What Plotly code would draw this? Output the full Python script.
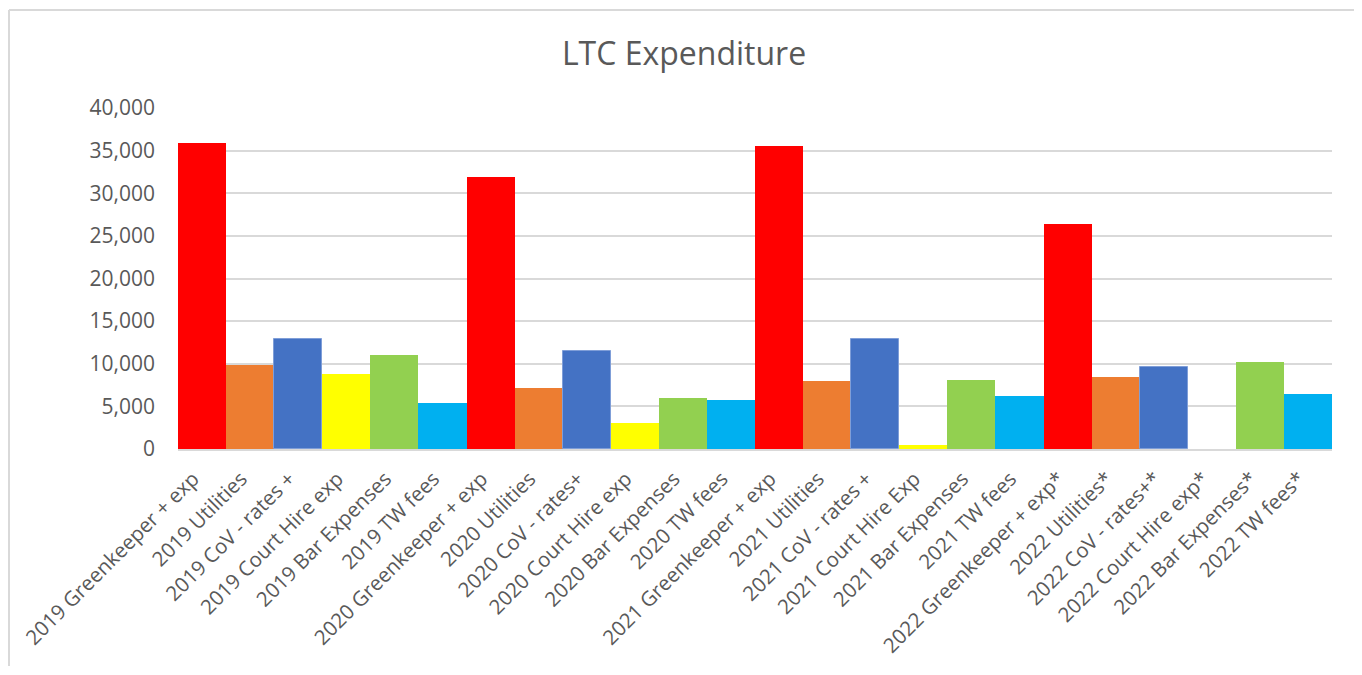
import plotly.graph_objects as go

categories = [
    "2019 Greenkeeper + exp", "2019 Utilities", "2019 CoV - rates +", "2019 Court Hire exp",
    "2019 Bar Expenses", "2019 TW fees",
    "2020 Greenkeeper + exp", "2020 Utilities", "2020 CoV - rates+", "2020 Court Hire exp",
    "2020 Bar Expenses", "2020 TW fees",
    "2021 Greenkeeper + exp", "2021 Utilities", "2021 CoV - rates +", "2021 Court Hire Exp",
    "2021 Bar Expenses", "2021 TW fees",
    "2022 Greenkeeper + exp*", "2022 Utilities*", "2022 CoV - rates+*", "2022 Court Hire exp*",
    "2022 Bar Expenses*", "2022 TW fees*",
]
values = [
    35900, 9890, 12900, 8830, 11060, 5430,
    31940, 7190, 11490, 3090, 6020, 5780,
    35580, 8010, 12900, 500, 8130, 6250,
    26430, 8480, 9650, 0, 10240, 6490,
]
item_colors = ["#FF0000", "#ED7D31", "#4472C4", "#FFFF00", "#92D050", "#00B0F0"]
item_outline_widths = [0, 0, 1, 0, 0, 0]

colors = [item_colors[i % 6] for i in range(len(categories))]
outline_widths = [item_outline_widths[i % 6] for i in range(len(categories))]

fig = go.Figure(go.Bar(
    x=categories, y=values,
    marker=dict(color=colors, line=dict(color="#7F9ED8", width=outline_widths)),
    hovertemplate="%{x}: %{y:,}<extra></extra>",
))

txt = "#595959"
border = "#D9D9D9"
# chart frame (paper coords relative to the plot area: 1154 x 341 px, origin at page 178,449)
fx0 = (9 - 178) / 1154
fx1 = (1360 - 178) / 1154
fy_top = (449 - 10) / 341
fy_bot = (449 - 666) / 341
frame = [
    dict(type="line", xref="paper", yref="paper", x0=fx0, x1=fx1, y0=fy_top, y1=fy_top,
         line=dict(color=border, width=2), layer="below"),
    dict(type="line", xref="paper", yref="paper", x0=fx0, x1=fx0, y0=fy_top, y1=fy_bot,
         line=dict(color=border, width=2), layer="below"),
    dict(type="line", xref="paper", yref="paper", x0=fx1, x1=fx1, y0=fy_top, y1=fy_bot,
         line=dict(color=border, width=2), layer="below"),
]

# page body adds an 8px offset; figure is sized/offset to compensate
fig.update_layout(
    width=1354, height=667,
    margin=dict(l=170, r=30, t=100, b=226, autoexpand=False),
    paper_bgcolor="white", plot_bgcolor="white",
    bargap=0,
    showlegend=False,
    font=dict(family="Open Sans", color=txt, size=21),
    title=dict(text="LTC Expenditure", x=(684 - 8) / 1354, xanchor="center", xref="container",
               y=1 - 46 / 667, yref="container", yanchor="middle",
               font=dict(family="Open Sans", size=32, color=txt)),
    xaxis=dict(tickangle=-45, showgrid=False, showline=True, linecolor=border,
               linewidth=1.5, ticks="", ticklabelstandoff=8, ticklabelshift=-9, automargin=False,
               tickfont=dict(size=20.5, color=txt)),
    yaxis=dict(range=[0, 40000], tickvals=[0, 5000, 10000, 15000, 20000, 25000, 30000, 35000, 40000],
               tickformat=",d", showgrid=True, gridcolor=border, gridwidth=1.5,
               zeroline=False, showline=False, ticks="", ticklabelstandoff=22, automargin=False,
               tickfont=dict(size=21, color=txt)),
    shapes=frame,
)

fig.write_html("out.html")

* * * * * * * * *

### WHAT YOU HAVE TO DO:
Would you reproduce the lines above, from the very first through the line containing "import plotly.graph_objects as go", exactly and without the pictures?

### TASK OUTPUT:
What Plotly code would draw this? Output the full Python script.
import plotly.graph_objects as go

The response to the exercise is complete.